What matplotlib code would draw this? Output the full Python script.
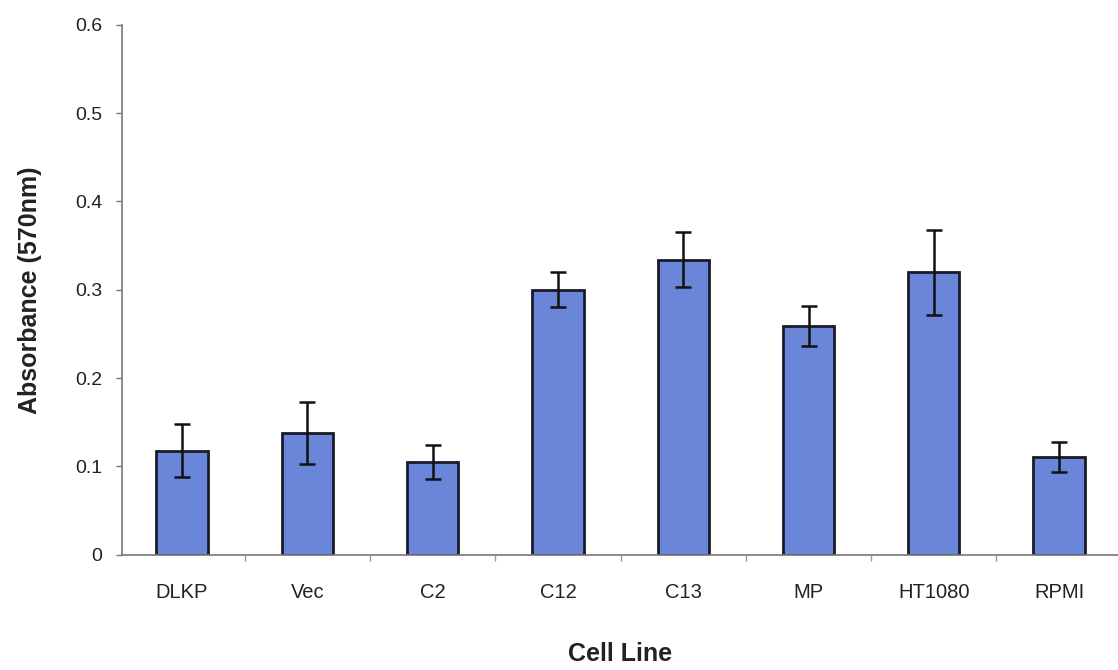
import numpy as np
import matplotlib.pyplot as plt
from matplotlib.ticker import FixedLocator

# data
cell_lines = ["DLKP", "Vec", "C2", "C12", "C13", "MP", "HT1080", "RPMI"]
absorbance = [0.118, 0.138, 0.105, 0.300, 0.334, 0.259, 0.320, 0.111]
errors = [0.030, 0.035, 0.019, 0.020, 0.031, 0.023, 0.048, 0.017]
y_ticks = [0, 0.1, 0.2, 0.3, 0.4, 0.5, 0.6]
y_tick_labels = ["0", "0.1", "0.2", "0.3", "0.4", "0.5", "0.6"]

plt.rcParams['font.family'] = ['Liberation Sans', 'DejaVu Sans']

fig = plt.figure(figsize=(11.18, 6.7), dpi=100)
ax = fig.add_axes([0.109, 0.172, 0.891, 0.791])

x = np.arange(len(cell_lines))
ax.bar(x, absorbance, width=0.41, color='#6a86d8',
       edgecolor='#1a1a2a', linewidth=2.0, zorder=2)
ax.errorbar(x, absorbance, yerr=errors, fmt='none', ecolor='#111111',
            elinewidth=1.8, capsize=6, capthick=1.8, zorder=3)

ax.set_xlim(-0.48, 7.47)
ax.set_ylim(0, 0.6)

# y axis
ax.set_yticks(y_ticks)
ax.set_yticklabels(y_tick_labels, fontsize=14, color='#222222')
ax.tick_params(axis='y', length=4, width=1, color='#777777', pad=10)

# x axis: labels at centres, small ticks between categories
ax.set_xticks(x)
ax.set_xticklabels(cell_lines, fontsize=14.5, color='#222222')
ax.tick_params(axis='x', which='major', length=0, pad=20)
ax.xaxis.set_minor_locator(FixedLocator(np.arange(0.5, len(cell_lines), 1)))
ax.tick_params(axis='x', which='minor', length=4, width=1, color='#999999')

for side in ['top', 'right']:
    ax.spines[side].set_visible(False)
ax.spines['left'].set_color('#777777')
ax.spines['bottom'].set_color('#777777')
ax.spines['left'].set_linewidth(1.2)
ax.spines['bottom'].set_linewidth(1.2)

ax.set_ylabel("Absorbance (570nm)", fontsize=18, fontweight='bold',
              color='#222222', labelpad=24)
ax.set_xlabel("Cell Line", fontsize=18, fontweight='bold',
              color='#222222', labelpad=29)

fig.savefig("out.png", dpi=100)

§ **OBJECTIVE**:
Output the data exactly. Pictures don't belong in the result.

§ **ANSWER TO THIS EXERCISE**:
What matplotlib code would draw this? Output the full Python script.
import numpy as np
import matplotlib.pyplot as plt
from matplotlib.ticker import FixedLocator

# data
cell_lines = ["DLKP", "Vec", "C2", "C12", "C13", "MP", "HT1080", "RPMI"]
absorbance = [0.118, 0.138, 0.105, 0.300, 0.334, 0.259, 0.320, 0.111]
errors = [0.030, 0.035, 0.019, 0.020, 0.031, 0.023, 0.048, 0.017]
y_ticks = [0, 0.1, 0.2, 0.3, 0.4, 0.5, 0.6]
y_tick_labels = ["0", "0.1", "0.2", "0.3", "0.4", "0.5", "0.6"]

plt.rcParams['font.family'] = ['Liberation Sans', 'DejaVu Sans']

fig = plt.figure(figsize=(11.18, 6.7), dpi=100)
ax = fig.add_axes([0.109, 0.172, 0.891, 0.791])

x = np.arange(len(cell_lines))
ax.bar(x, absorbance, width=0.41, color='#6a86d8',
       edgecolor='#1a1a2a', linewidth=2.0, zorder=2)
ax.errorbar(x, absorbance, yerr=errors, fmt='none', ecolor='#111111',
            elinewidth=1.8, capsize=6, capthick=1.8, zorder=3)

ax.set_xlim(-0.48, 7.47)
ax.set_ylim(0, 0.6)

# y axis
ax.set_yticks(y_ticks)
ax.set_yticklabels(y_tick_labels, fontsize=14, color='#222222')
ax.tick_params(axis='y', length=4, width=1, color='#777777', pad=10)

# x axis: labels at centres, small ticks between categories
ax.set_xticks(x)
ax.set_xticklabels(cell_lines, fontsize=14.5, color='#222222')
ax.tick_params(axis='x', which='major', length=0, pad=20)
ax.xaxis.set_minor_locator(FixedLocator(np.arange(0.5, len(cell_lines), 1)))
ax.tick_params(axis='x', which='minor', length=4, width=1, color='#999999')

for side in ['top', 'right']:
    ax.spines[side].set_visible(False)
ax.spines['left'].set_color('#777777')
ax.spines['bottom'].set_color('#777777')
ax.spines['left'].set_linewidth(1.2)
ax.spines['bottom'].set_linewidth(1.2)

ax.set_ylabel("Absorbance (570nm)", fontsize=18, fontweight='bold',
              color='#222222', labelpad=24)
ax.set_xlabel("Cell Line", fontsize=18, fontweight='bold',
              color='#222222', labelpad=29)

fig.savefig("out.png", dpi=100)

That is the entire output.